── SUPPLIED MATERIAL ──
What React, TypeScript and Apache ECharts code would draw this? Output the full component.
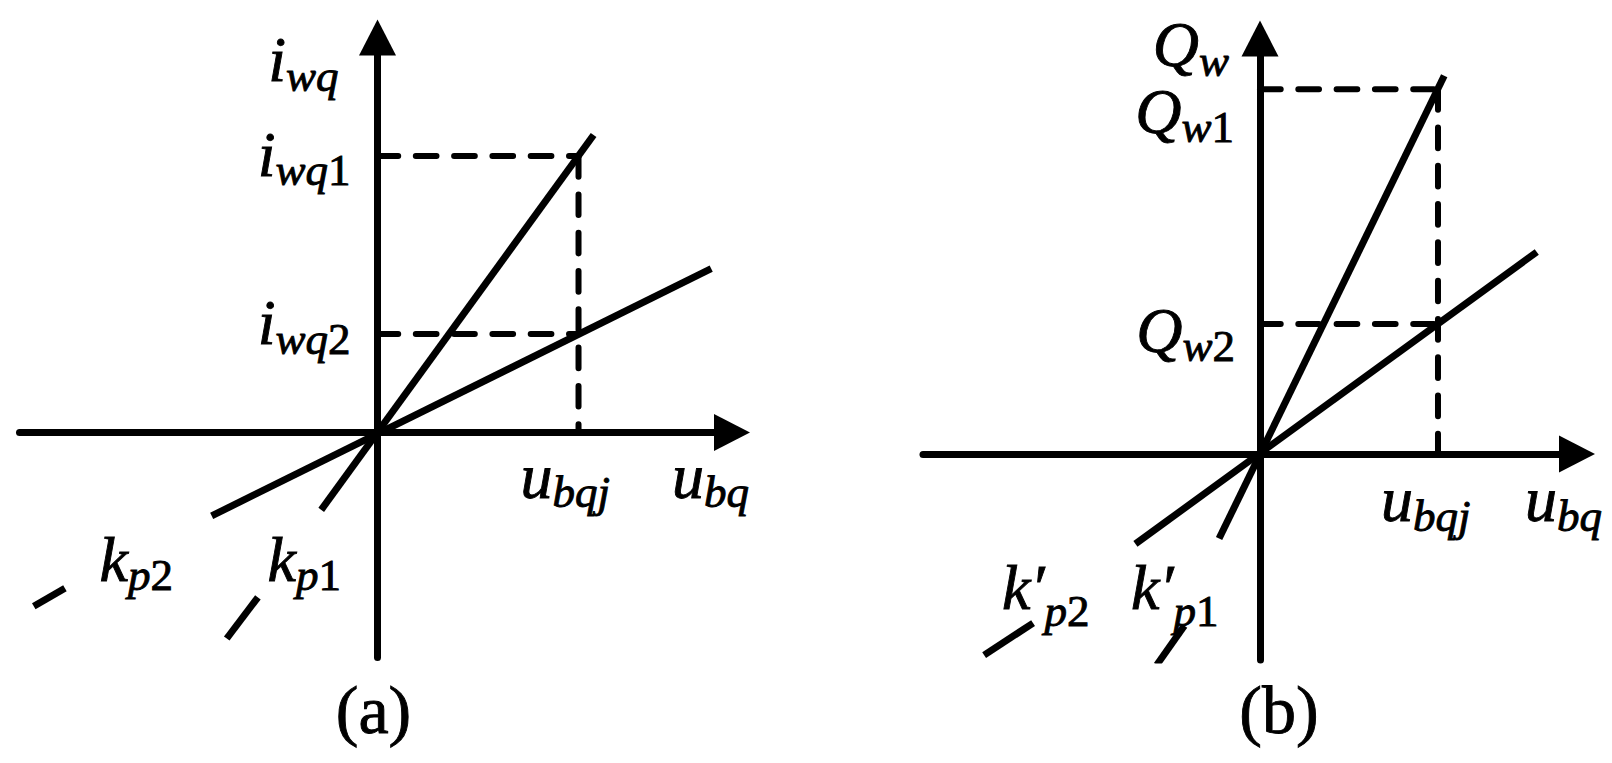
───
── SUPPLIED MATERIAL ──
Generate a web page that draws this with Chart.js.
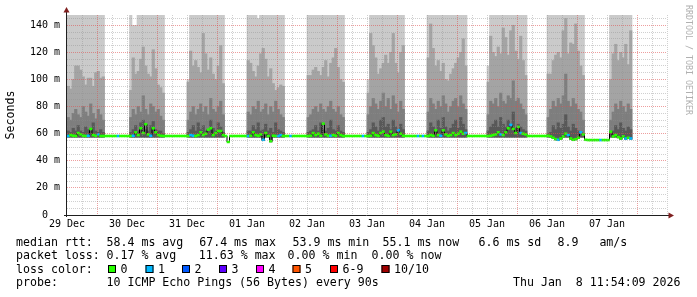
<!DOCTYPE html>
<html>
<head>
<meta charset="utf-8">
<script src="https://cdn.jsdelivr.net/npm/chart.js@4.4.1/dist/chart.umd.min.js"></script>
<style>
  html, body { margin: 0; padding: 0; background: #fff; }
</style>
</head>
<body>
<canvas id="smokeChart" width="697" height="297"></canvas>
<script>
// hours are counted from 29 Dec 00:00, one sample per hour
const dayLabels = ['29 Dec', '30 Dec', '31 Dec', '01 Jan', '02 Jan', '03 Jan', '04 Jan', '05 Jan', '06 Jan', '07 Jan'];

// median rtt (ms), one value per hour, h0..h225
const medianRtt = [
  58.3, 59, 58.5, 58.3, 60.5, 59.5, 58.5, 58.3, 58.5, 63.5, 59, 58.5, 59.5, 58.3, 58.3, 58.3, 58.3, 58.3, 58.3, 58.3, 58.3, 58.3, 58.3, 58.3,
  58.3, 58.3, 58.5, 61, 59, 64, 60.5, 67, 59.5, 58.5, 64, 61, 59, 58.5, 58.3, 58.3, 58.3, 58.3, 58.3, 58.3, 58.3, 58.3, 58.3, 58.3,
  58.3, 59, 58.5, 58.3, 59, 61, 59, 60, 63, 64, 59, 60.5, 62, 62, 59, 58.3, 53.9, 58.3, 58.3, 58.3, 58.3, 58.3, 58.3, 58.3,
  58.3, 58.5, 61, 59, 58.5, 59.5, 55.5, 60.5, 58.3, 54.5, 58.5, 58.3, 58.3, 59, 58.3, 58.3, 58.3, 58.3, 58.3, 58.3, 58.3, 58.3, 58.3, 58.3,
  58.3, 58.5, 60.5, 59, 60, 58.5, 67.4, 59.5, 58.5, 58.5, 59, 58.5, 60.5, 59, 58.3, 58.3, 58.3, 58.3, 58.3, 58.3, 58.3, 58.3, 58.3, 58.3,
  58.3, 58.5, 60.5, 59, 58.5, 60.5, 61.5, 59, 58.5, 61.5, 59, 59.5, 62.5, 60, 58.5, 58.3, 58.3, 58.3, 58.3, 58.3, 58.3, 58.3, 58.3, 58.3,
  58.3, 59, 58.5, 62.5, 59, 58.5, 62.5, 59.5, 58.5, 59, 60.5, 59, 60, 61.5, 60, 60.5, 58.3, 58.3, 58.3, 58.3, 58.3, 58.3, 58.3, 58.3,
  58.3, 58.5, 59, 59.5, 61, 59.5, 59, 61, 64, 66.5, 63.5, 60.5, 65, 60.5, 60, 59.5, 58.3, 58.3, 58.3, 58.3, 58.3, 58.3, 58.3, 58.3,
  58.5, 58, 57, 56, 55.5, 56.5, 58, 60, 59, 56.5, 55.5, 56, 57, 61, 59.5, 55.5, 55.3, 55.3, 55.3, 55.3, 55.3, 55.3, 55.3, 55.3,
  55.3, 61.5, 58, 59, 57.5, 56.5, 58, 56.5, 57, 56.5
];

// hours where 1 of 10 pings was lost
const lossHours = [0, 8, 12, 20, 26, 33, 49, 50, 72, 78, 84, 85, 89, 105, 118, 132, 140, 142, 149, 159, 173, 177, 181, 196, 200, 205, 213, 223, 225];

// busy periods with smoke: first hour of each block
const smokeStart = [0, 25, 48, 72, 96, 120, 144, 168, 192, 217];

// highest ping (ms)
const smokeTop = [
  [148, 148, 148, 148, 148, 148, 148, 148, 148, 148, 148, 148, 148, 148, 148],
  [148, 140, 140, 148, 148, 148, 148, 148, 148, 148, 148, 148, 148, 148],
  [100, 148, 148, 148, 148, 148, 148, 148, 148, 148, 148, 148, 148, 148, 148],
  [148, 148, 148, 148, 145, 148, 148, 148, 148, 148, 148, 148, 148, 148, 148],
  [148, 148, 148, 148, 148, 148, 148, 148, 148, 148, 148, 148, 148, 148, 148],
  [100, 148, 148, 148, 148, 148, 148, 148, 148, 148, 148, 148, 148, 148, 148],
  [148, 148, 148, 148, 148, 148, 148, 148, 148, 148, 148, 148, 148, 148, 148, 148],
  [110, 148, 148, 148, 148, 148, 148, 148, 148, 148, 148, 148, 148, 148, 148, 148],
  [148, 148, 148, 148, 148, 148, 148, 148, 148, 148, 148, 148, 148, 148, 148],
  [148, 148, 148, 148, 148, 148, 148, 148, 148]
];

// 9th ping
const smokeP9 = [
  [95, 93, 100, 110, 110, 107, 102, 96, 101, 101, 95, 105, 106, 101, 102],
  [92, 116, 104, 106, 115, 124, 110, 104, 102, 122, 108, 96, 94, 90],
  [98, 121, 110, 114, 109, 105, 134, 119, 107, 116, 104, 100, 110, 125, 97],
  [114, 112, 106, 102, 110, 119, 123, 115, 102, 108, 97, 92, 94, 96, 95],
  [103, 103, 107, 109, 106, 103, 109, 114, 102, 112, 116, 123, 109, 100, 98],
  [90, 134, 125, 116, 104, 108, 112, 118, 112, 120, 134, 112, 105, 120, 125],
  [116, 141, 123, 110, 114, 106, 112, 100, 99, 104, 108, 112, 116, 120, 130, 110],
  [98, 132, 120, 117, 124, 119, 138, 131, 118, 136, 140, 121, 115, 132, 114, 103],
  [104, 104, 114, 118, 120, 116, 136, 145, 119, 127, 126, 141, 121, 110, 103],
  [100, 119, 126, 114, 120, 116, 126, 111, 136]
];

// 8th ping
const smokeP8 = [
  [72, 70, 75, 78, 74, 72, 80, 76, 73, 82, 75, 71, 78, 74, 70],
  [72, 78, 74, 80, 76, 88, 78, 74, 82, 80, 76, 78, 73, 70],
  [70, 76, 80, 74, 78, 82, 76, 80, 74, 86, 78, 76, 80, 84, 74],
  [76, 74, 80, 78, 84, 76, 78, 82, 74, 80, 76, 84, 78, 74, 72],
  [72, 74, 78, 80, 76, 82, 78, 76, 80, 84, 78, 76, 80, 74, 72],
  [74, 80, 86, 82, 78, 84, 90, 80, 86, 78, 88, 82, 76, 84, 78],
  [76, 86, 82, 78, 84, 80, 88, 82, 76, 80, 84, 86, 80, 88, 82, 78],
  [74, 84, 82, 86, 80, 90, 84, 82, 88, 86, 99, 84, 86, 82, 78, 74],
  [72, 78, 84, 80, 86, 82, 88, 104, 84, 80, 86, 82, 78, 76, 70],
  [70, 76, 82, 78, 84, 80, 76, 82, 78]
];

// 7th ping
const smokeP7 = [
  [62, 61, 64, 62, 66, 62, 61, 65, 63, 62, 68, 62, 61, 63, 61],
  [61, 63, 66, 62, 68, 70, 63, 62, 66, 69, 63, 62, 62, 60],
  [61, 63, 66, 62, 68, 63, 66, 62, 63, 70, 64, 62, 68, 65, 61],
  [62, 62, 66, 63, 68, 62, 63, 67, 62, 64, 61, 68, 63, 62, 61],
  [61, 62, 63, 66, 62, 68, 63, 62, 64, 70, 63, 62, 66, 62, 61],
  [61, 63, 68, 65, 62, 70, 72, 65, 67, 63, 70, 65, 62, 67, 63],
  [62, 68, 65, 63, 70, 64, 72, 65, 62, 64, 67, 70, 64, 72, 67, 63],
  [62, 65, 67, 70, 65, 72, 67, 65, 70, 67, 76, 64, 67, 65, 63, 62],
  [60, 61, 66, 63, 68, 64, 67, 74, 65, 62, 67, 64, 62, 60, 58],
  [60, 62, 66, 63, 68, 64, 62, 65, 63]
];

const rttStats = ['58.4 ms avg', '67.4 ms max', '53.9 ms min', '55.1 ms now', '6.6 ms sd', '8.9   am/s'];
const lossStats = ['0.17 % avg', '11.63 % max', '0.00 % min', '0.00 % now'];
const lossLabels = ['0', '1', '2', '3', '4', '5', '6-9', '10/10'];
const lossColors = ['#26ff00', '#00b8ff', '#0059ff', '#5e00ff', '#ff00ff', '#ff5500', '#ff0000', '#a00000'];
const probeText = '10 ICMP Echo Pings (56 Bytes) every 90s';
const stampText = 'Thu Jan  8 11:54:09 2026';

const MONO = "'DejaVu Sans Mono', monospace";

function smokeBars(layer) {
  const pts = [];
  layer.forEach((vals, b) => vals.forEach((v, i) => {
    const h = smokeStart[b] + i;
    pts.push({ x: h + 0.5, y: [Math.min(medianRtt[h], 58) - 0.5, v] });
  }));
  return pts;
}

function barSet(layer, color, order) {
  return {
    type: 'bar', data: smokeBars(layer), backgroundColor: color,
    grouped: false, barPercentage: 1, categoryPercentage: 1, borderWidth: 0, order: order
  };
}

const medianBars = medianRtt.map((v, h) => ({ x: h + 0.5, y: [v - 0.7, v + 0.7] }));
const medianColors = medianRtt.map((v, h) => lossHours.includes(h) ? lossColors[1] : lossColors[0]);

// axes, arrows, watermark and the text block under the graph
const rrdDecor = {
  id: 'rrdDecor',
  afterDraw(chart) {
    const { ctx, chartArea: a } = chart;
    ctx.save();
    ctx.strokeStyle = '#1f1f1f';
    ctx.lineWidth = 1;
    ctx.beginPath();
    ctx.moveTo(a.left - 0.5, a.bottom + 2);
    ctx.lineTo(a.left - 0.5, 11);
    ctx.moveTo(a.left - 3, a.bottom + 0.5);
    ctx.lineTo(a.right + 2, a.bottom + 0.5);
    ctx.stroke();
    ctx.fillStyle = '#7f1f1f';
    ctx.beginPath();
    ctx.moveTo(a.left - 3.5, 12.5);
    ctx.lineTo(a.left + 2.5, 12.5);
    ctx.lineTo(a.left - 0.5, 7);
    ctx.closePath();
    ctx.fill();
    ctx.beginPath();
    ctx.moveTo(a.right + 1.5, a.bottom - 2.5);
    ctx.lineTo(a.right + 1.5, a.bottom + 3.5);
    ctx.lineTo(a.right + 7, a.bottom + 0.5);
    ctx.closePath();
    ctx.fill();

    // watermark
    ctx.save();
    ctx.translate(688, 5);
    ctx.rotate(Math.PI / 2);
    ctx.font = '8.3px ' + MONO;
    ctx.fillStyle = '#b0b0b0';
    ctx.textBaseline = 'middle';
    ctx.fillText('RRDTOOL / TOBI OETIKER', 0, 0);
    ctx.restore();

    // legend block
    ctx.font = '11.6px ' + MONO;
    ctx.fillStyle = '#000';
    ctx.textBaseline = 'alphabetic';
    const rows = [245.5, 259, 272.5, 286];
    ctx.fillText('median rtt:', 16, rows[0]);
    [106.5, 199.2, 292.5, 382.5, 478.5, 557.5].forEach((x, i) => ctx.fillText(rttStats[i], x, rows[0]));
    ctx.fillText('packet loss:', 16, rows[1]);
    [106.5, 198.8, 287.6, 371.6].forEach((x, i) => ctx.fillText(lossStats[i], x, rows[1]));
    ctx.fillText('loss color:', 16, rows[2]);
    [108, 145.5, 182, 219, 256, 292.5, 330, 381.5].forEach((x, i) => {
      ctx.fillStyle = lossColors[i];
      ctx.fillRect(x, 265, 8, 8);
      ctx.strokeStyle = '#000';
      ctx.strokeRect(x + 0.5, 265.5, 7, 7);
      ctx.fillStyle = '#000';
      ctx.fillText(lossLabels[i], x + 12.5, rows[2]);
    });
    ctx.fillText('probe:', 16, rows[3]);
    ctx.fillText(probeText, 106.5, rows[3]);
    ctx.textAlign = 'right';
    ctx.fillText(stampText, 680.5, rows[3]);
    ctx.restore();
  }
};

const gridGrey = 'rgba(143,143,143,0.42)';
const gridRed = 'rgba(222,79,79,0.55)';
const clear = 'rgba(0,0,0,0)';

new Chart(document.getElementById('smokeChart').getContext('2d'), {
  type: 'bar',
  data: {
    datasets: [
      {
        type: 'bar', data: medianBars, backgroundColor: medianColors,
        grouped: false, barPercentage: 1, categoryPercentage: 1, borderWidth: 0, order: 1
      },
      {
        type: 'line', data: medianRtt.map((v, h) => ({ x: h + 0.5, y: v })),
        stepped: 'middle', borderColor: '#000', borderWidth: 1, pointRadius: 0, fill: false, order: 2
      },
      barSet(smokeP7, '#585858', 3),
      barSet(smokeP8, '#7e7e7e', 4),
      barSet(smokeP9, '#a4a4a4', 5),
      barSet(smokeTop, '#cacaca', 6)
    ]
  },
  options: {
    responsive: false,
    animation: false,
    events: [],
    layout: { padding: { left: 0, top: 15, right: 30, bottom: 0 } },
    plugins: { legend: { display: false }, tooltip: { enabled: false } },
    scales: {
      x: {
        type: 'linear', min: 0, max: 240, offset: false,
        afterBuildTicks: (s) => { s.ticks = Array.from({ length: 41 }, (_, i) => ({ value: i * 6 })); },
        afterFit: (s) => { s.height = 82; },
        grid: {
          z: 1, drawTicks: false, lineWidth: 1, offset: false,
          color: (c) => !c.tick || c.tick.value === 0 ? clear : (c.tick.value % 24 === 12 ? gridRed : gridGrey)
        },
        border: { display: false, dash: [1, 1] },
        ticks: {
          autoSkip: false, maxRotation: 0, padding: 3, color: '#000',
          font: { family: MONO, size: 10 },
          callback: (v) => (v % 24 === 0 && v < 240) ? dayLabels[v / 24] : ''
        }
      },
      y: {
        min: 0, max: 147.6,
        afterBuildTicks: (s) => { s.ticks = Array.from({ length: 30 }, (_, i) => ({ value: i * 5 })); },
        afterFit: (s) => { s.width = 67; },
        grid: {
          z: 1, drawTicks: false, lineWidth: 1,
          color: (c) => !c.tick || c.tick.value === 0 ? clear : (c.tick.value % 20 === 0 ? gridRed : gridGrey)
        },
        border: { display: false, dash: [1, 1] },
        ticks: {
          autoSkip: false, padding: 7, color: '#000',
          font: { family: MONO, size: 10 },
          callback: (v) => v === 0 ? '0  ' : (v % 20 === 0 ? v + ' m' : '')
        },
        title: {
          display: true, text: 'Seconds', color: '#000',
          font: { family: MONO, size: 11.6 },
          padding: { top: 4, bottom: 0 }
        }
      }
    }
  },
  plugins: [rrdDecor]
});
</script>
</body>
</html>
───
SHORT EXERCISE>
Extract all lines from the data in which "this" is found.

WRITTEN ANSWER>
What React, TypeScript and Apache ECharts code would draw this? Output the full component.
Generate a web page that draws this with Chart.js.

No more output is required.